- Platypousse
- September 13, 2024
- News
If you've ever played a free-to-play game, you'll be familiar with the virtual currencies that give you access to certain items, upgrades and so on. Today, it's these in-game currencies and publishers that are under fire. Some twenty European consumer associations are attacking the mechanism whereby these intermediate currencies are bought with real money. We take a look at the complaint lodged in Brussels.
It took some time for consumer associations to realise that microtransactions could represent an ethical problem for gamers. However, it is not pay-to-play games that adopt these practices, nor the abusive (even misleading) marketing of gachas that are being targeted, but free-to-play games offering the purchase of in-game currencies with real money.
According to the French consumer association UFC-Que Choisir, this mechanism serves to "make players forget that the money they are spending is real". What's more, "pack" type formulas do not allow players to really know the price of their purchase.
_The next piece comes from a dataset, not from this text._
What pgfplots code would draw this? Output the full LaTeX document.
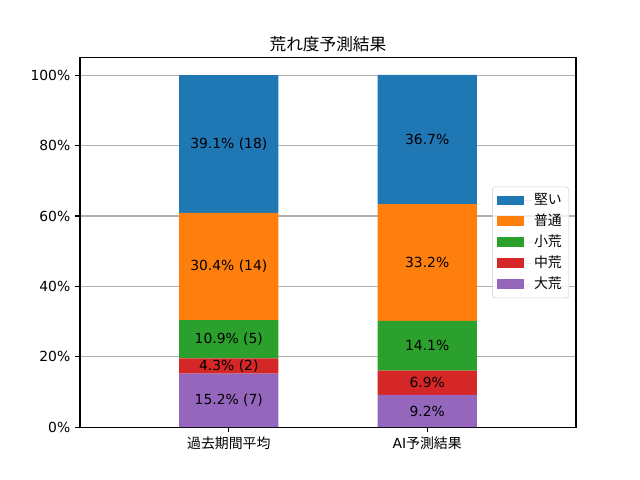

Add to this the fact that the prices of in-game items are calculated in such a way as to make players spend more money than they need to, and the European Commission and the European consumer protection authorities have been called in. The associations' objective: to force publishers to display the price in foreign currency of items offered in virtual currency and to ensure price transparency.
For the time being, the European consumer associations are targeting 7 publishers offering F2P games, namely Activision Blizzard (Diablo IV), Electronic Arts (EA Sports FC 24), Epic Games (Fortnite), Mojang Studio (Minecraft), Roblox, Supercell (Clash of Clans) and Ubisoft (Rainbox Six Siege).
Of course, it is mainly mobile games that are being targeted, with in-game currency being used in 81% of them, compared with 42% of PC games. For the time being, we do not know what the reaction of the European Commission and the relevant authorities will be, or whether in-game currencies will eventually be banned altogether.